The United States Supreme Court has had a long-standing admonition to hearing officers and courts that they are not to substitute their notions of preferable educational methodology for those of school personnel. In Board of Educ., etc. v. Rowley 553, IDELR 656, 458 U.S. 175, 207-208 (1982), the Court set forth the “M” word prohibition as follows:
In assuring that the requirements of the Act have been met, courts must be careful to avoid imposing their view of preferable educational methods upon the States... The primary responsibility for formulating the education to be accorded a handicapped child, and for choosing the educational method most suitable to the child's needs, was left by the Act to state and local educational agencies in cooperation with the parents or guardian of the child. .. In the face of such a clear statutory directive, it seems highly unlikely that Congress intended courts to overturn a State's choice of appropriate educational theories in a proceeding conducted pursuant to § 1415(e)(2).30
We previously have cautioned that courts lack the "specialized knowledge and experience" necessary to resolve "persistent and difficult questions of educational policy." (Citation omitted) We think that Congress shared that view when it passed the Act. As already demonstrated, Congress' intention was not that the Act displace the primacy of States in the field of education, but that States receive funds to assist them in extending their educational systems to the handicapped. Therefore, once a court determines that the requirements of the Act have been met, questions of methodology are for resolution by the States.
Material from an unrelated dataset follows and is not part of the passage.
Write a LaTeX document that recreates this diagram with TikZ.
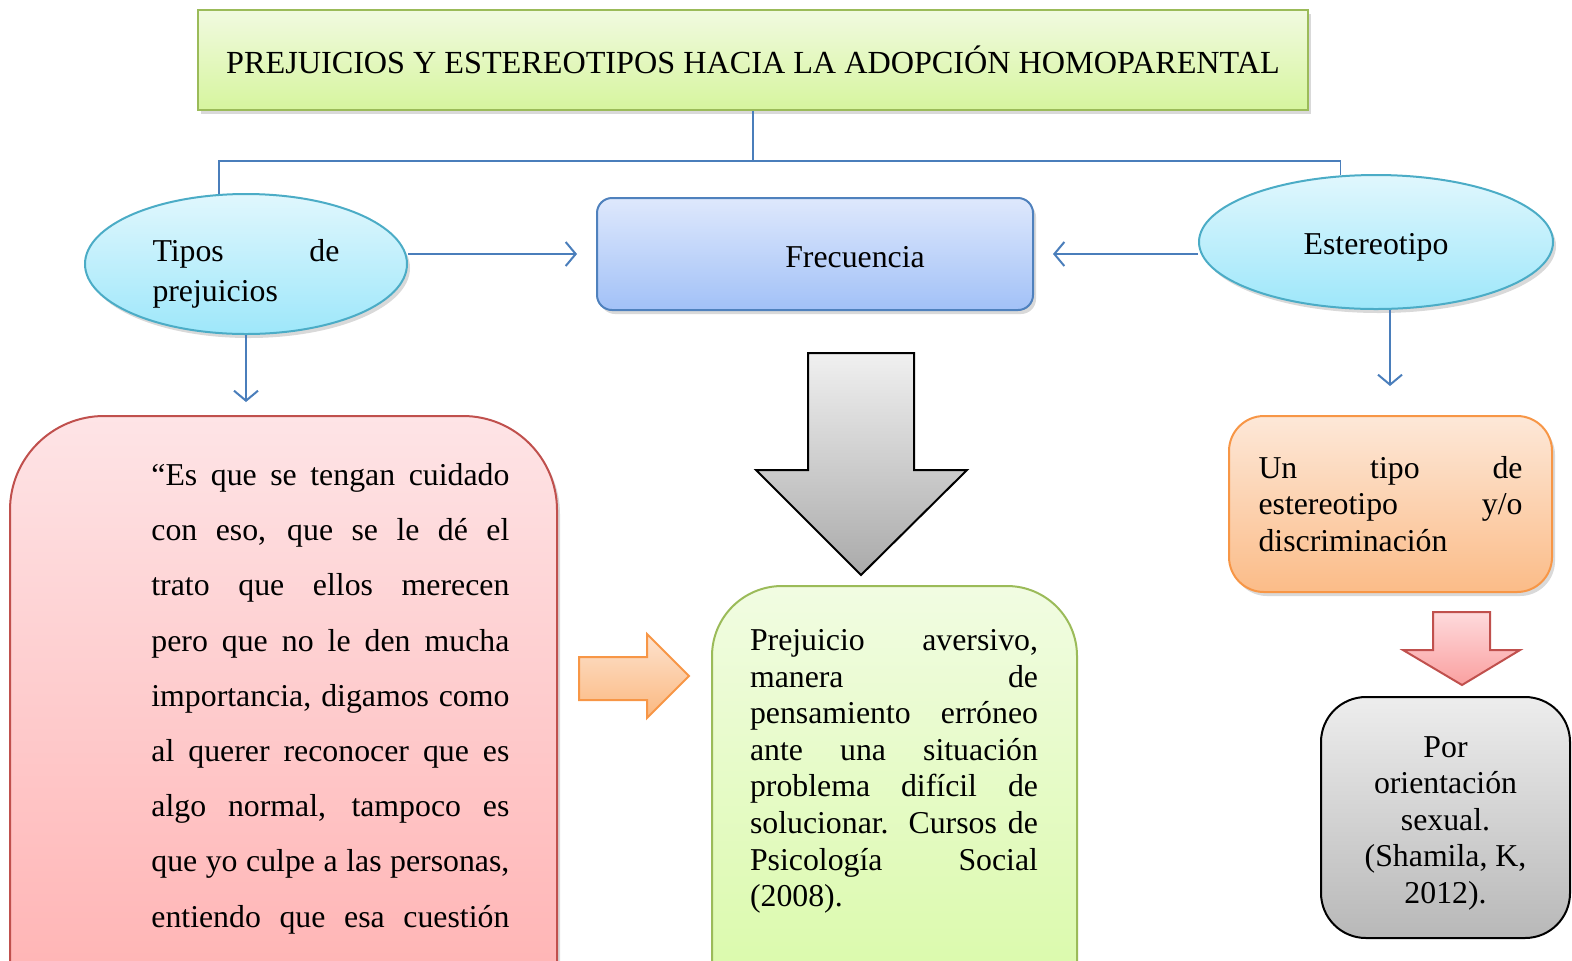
\documentclass[tikz,border=0pt]{standalone}
\usepackage{fontspec}
\setmainfont{Liberation Serif}
\usetikzlibrary{shapes.geometric, arrows.meta, shadows, positioning, calc}

\definecolor{linkblue}{RGB}{74,126,187}
\definecolor{greenedge}{RGB}{155,187,89}
\definecolor{cyanedge}{RGB}{75,172,198}
\definecolor{blueedge}{RGB}{79,129,189}
\definecolor{rededge}{RGB}{192,80,77}
\definecolor{orangeedge}{RGB}{247,150,70}

\def\rbig{47pt}
\def\rmid{35pt}
\def\rsmall{17.5pt}

\begin{document}
\begin{tikzpicture}
    [
        x=0.5pt, y=-0.5pt,
        font=\fontsize{15.9}{18.25}\selectfont,
        sh/.style={drop shadow={shadow xshift=1.5pt, shadow yshift=-2pt, opacity=.3}},
        topbox/.style={draw=greenedge, line width=1pt, top color={rgb,255:red,241;green,250;blue,224}, bottom color={rgb,255:red,214;green,245;blue,158}, minimum width=555pt, minimum height=50pt, sh},
        oval/.style={ellipse, draw=cyanedge, line width=1pt, inner sep=0pt, top color={rgb,255:red,224;green,247;blue,253}, bottom color={rgb,255:red,158;green,231;blue,250}, sh},
        frecbox/.style={draw=blueedge, line width=1pt, rounded corners=7.5pt, top color={rgb,255:red,222;green,232;blue,252}, bottom color={rgb,255:red,162;green,193;blue,247}, minimum width=218pt, minimum height=56pt, sh},
        quotebox/.style={draw=rededge, line width=1pt, rounded corners=\rbig, top color={rgb,255:red,254;green,228;blue,230}, bottom color={rgb,255:red,255;green,170;blue,170}, minimum width=273.5pt, minimum height=342pt, sh},
        notebox/.style={draw=greenedge, line width=1pt, rounded corners=\rmid, top color={rgb,255:red,241;green,252;blue,226}, bottom color={rgb,255:red,214;green,249;blue,160}, minimum width=182.5pt, minimum height=237pt},
        stepbox/.style={draw=orangeedge, line width=1pt, rounded corners=\rsmall, top color={rgb,255:red,253;green,232;blue,216}, bottom color={rgb,255:red,251;green,188;blue,136}, minimum width=161.5pt, minimum height=88pt, text width=132pt, align=justify, inner sep=0pt, sh},
        greybox/.style={draw=black, line width=1pt, rounded corners=22.5pt, top color={rgb,255:red,237;green,237;blue,237}, bottom color={rgb,255:red,184;green,184;blue,184}, minimum width=124.5pt, minimum height=120.5pt, align=center},
        link/.style={linkblue, line width=1pt, -{Straight Barb[length=5pt,width=12pt]}},
        tree/.style={linkblue, line width=0.8pt},
        bigarrow/.style={draw=black, line width=1pt, top color={rgb,255:red,240;green,240;blue,240}, bottom color={rgb,255:red,170;green,170;blue,170}}
    ]
    \useasboundingbox (0,0) rectangle (1572,960);
    \clip (0,0) rectangle (1572,960);

    \node[topbox, font=\fontsize{16.1}{18.25}\selectfont] (title) at (753,60) {PREJUICIOS Y ESTEREOTIPOS HACIA LA ADOPCIÓN HOMOPARENTAL};

    \node[oval, minimum width=161pt, minimum height=70pt, text width=93.5pt, align=justify,
          font=\fontsize{15.9}{20}\selectfont] (tipos) at (246,264) {\rule{0pt}{21pt}Tipos de\linebreak prejuicios};
    \node[oval, minimum width=177pt, minimum height=67pt] (est) at (1376,242) {\rule{0pt}{16pt}Estereotipo};
    \node[frecbox] (frec) at (815,254) {\hspace*{40pt}\rule{0pt}{14pt}Frecuencia};

    % tree from the title
    \draw[tree] (title.south) -- ++(0,50) coordinate (mid);
    \draw[tree] (tipos.111) |- (mid) -| (est.118);

    \draw[link] (tipos.east |- frec.west) -- ([xshift=-9.5pt]frec.west);
    \draw[link] (est.west |- frec.east) -- ([xshift=9.5pt]frec.east);

    \node[quotebox] (quote) at (283.5,758) {};
    \node[anchor=north west, inner sep=0pt, text width=179pt, align=justify,
          font=\fontsize{15.9}{27.6}\selectfont] (quotetxt) at (151,463)
        {“Es que se tengan cuidado\linebreak con eso, que se le dé el\linebreak trato que ellos merecen\linebreak
         pero que no le den mucha\linebreak importancia, digamos como\linebreak al querer reconocer que es\linebreak
         algo normal, tampoco es\linebreak que yo culpe a las personas,\linebreak entiendo que esa cuestión\linebreak};
    \draw[link] (tipos.south) -- ([yshift=6.5pt]tipos.south |- quote.north);

    % central block arrows
    \draw[bigarrow] (808,353) -- (914,353) -- (914,470) -- (967,470) -- (861,575) -- (756,470) -- (808,470) -- cycle;
    \draw[draw=orangeedge, line width=1pt, top color={rgb,255:red,253;green,226;blue,206}, bottom color={rgb,255:red,251;green,184;blue,128}]
        (579,657) -- (647,657) -- (647,634) -- (689,676) -- (647,718) -- (647,700) -- (579,700) -- cycle;

    \node[notebox] (note) at (894.5,823) {};
    \node[anchor=north, inner sep=0pt, text width=144pt, align=justify,
          font=\fontsize{15.9}{18.3}\selectfont] (notetxt) at (894,629)
        {Prejuicio aversivo,\linebreak manera de\linebreak pensamiento erróneo\linebreak ante una situación\linebreak
         problema difícil de\linebreak solucionar. Cursos de\linebreak Psicología Social\linebreak (2008).};

    % right column
    \node[stepbox] (kind) at (1390.5,504) {Un tipo de\linebreak estereotipo y/o\linebreak discriminación};
    \coordinate (estdown) at ([xshift=7pt]est.south);
    \draw[link] (estdown) -- ([yshift=14.5pt]estdown |- kind.north);
    \draw[draw=rededge, line width=1pt, top color={rgb,255:red,254;green,218;blue,220}, bottom color={rgb,255:red,250;green,160;blue,160}]
        (1433,612) -- (1490,612) -- (1490,650) -- (1520,650) -- (1462,685) -- (1403,650) -- (1433,650) -- cycle;
    \node[greybox] (orient) at (1445.5,817.5) {\rule{0pt}{16pt}Por\\orientación\\sexual.\\(Shamila, K,\\2012).};
\end{tikzpicture}
\end{document}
Board of Educ., etc. v. Rowley, supra. (emphasis added)
The new statutory language, “peer-reviewed research to the extent practicable,” seems to be an invitation for hearing officers and courts to intrude into the previously forbidden arena of methodology. Parents are likely to argue that the student was denied FAPE because the methodology employed by the school in not based on peer-reviewed research. Some methodologies, like applied behavioral analysis, have a significant body of research. School officials who have chosen to ignore the provision may argue that peer-reviewed research is not practicable. A new cottage industry of expert witnesses in the field of what is not peer-reviewed research is likely to be born. OSEP has stated that a district is not required to provide the methodology with the greatest body of research in order to provide FAPE, and that there is no requirement that an IEP include specific instructional methodologies. 71 Fed. Reg. No. 156, at page 46665 (8/14/06). OSEP has not, however, provided much useful guidance. Hearing officers and courts will begin to rule upon such issues, and there will likely be a large number of cases. Districts and parents will need to become familiar with these rulings.